====== TASK MATERIAL

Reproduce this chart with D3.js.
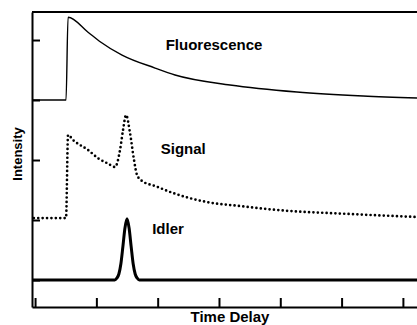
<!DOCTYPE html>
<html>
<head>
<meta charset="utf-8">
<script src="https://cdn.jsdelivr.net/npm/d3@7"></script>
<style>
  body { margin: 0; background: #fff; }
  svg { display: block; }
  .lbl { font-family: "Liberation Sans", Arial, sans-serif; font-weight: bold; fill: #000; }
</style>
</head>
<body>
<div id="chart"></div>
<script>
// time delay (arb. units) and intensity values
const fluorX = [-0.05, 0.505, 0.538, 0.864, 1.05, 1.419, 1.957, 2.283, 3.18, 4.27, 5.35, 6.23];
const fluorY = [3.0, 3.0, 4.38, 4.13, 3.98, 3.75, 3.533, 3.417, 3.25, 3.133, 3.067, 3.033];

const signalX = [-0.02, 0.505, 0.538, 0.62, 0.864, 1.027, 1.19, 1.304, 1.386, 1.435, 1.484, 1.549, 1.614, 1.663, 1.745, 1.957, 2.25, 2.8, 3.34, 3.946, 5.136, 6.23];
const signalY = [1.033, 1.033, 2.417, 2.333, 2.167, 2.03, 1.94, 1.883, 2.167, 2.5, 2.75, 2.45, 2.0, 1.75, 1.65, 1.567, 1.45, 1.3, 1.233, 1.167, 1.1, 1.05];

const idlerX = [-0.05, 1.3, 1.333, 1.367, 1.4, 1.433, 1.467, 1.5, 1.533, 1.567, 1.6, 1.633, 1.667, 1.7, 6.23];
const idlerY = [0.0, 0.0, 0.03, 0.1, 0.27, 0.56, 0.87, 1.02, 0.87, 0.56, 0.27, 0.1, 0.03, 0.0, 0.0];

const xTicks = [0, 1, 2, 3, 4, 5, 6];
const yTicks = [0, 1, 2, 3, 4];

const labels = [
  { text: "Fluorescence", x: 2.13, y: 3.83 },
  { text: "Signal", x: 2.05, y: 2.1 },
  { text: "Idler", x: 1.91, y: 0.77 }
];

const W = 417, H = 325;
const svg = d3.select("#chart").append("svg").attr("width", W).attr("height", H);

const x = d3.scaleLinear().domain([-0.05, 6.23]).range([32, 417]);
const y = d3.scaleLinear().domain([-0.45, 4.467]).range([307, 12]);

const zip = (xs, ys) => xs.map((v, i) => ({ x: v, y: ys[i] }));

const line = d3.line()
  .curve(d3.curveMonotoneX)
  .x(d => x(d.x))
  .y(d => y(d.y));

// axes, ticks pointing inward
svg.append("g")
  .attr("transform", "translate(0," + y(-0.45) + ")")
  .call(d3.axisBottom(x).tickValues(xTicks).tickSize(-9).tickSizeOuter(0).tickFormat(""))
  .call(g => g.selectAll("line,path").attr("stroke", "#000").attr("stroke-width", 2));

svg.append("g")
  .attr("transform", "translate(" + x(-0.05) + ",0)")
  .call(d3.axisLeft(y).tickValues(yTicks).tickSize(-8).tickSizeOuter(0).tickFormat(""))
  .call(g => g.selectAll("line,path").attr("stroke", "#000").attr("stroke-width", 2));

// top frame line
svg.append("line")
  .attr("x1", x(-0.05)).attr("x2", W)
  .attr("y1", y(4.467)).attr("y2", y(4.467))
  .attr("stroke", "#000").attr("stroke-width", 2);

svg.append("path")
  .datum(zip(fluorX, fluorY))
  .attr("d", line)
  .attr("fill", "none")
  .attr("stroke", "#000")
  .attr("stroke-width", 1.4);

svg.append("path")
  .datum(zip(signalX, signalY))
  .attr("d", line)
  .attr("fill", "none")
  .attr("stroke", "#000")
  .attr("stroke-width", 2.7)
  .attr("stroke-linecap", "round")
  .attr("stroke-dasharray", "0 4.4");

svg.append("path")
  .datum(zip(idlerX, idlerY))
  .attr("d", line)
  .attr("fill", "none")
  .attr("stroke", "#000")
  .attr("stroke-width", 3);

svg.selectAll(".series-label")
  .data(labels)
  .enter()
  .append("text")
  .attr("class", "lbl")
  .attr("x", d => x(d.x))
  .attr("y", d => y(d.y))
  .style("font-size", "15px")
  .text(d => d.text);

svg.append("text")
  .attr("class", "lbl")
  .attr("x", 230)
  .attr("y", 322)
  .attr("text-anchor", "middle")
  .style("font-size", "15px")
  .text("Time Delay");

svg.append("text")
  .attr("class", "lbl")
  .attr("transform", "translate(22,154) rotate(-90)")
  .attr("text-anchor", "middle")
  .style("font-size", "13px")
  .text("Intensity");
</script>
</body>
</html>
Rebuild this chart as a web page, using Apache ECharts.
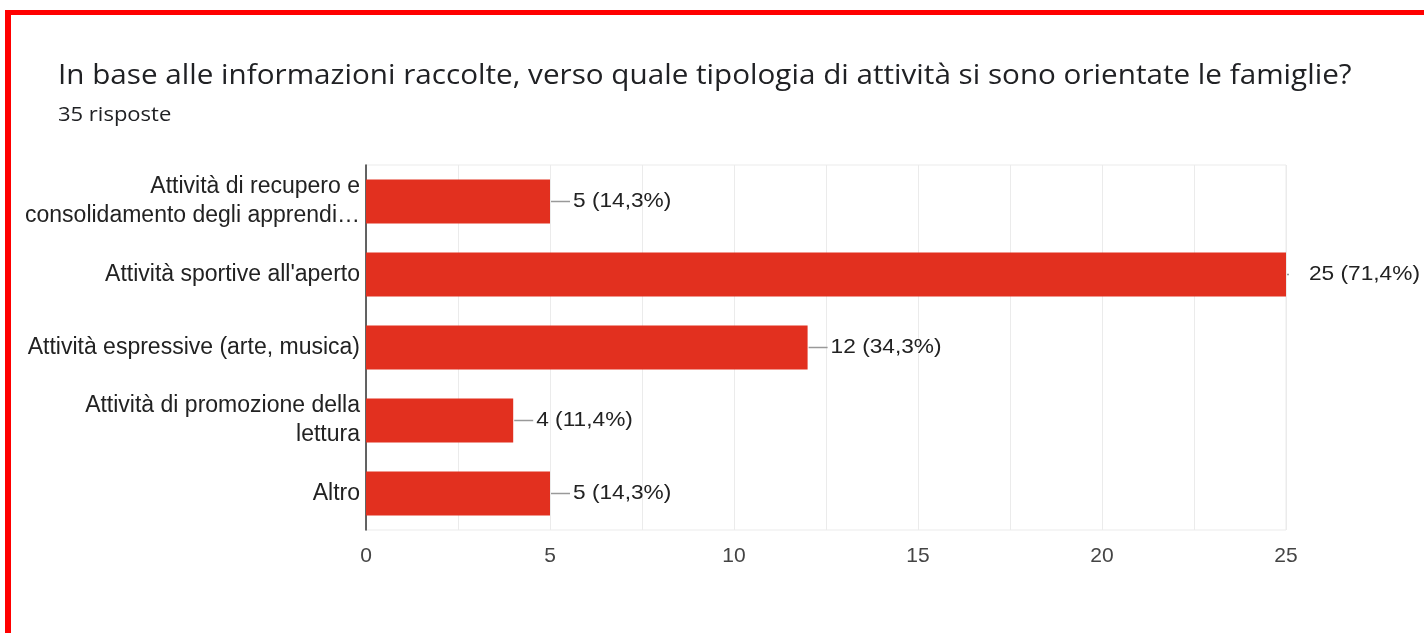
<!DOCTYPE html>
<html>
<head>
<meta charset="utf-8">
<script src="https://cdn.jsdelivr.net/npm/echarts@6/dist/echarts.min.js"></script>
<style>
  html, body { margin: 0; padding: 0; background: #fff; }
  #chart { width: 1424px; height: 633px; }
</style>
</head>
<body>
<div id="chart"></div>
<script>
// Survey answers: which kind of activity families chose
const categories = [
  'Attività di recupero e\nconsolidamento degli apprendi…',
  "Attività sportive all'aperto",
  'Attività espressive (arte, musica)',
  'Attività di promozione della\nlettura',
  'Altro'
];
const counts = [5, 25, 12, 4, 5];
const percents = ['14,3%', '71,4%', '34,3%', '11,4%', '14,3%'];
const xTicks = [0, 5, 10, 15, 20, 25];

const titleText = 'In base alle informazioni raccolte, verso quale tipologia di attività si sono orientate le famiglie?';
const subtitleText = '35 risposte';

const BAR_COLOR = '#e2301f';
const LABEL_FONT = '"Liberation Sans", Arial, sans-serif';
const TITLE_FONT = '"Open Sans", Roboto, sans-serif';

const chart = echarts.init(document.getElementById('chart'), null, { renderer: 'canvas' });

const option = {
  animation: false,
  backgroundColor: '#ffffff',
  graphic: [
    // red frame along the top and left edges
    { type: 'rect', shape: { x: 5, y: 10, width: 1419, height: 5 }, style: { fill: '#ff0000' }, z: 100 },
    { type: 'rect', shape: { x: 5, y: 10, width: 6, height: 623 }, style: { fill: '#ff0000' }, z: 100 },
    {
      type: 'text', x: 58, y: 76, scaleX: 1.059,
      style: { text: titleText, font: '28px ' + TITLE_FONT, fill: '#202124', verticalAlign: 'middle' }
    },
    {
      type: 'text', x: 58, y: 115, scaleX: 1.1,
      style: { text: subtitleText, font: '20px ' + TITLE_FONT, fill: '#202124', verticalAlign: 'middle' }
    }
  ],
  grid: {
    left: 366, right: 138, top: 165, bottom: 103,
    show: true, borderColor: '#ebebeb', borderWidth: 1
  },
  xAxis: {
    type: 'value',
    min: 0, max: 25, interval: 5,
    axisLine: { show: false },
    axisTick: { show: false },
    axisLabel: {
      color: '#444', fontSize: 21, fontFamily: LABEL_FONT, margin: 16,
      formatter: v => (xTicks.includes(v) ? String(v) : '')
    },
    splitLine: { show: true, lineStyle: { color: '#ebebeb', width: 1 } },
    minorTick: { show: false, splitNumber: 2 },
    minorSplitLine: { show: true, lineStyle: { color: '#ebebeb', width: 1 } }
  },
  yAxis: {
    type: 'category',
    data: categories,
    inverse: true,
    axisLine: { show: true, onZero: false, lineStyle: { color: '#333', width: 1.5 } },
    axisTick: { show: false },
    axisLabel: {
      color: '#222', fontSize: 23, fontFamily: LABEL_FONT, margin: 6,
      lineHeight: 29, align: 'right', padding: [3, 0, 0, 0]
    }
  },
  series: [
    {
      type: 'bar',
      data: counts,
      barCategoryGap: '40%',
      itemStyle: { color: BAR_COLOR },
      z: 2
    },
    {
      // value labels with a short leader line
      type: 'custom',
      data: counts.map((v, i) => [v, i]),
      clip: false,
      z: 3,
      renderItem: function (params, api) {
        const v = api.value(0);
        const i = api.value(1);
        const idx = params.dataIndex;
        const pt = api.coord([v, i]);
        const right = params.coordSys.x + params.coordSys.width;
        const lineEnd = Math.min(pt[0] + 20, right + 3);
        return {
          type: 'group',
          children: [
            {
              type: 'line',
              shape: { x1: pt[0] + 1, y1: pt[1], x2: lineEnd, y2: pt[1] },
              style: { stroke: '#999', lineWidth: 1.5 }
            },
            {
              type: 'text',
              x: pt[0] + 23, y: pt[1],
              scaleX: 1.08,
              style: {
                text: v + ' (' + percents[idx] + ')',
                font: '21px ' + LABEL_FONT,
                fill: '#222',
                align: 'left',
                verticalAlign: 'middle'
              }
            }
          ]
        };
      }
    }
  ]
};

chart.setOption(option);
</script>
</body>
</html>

============

EXERCISE BRIEF: Copy out all lines from the material above that contain the string "with".

COMPLETED EXERCISE:
Reproduce this chart with D3.js.
      // value labels with a short leader line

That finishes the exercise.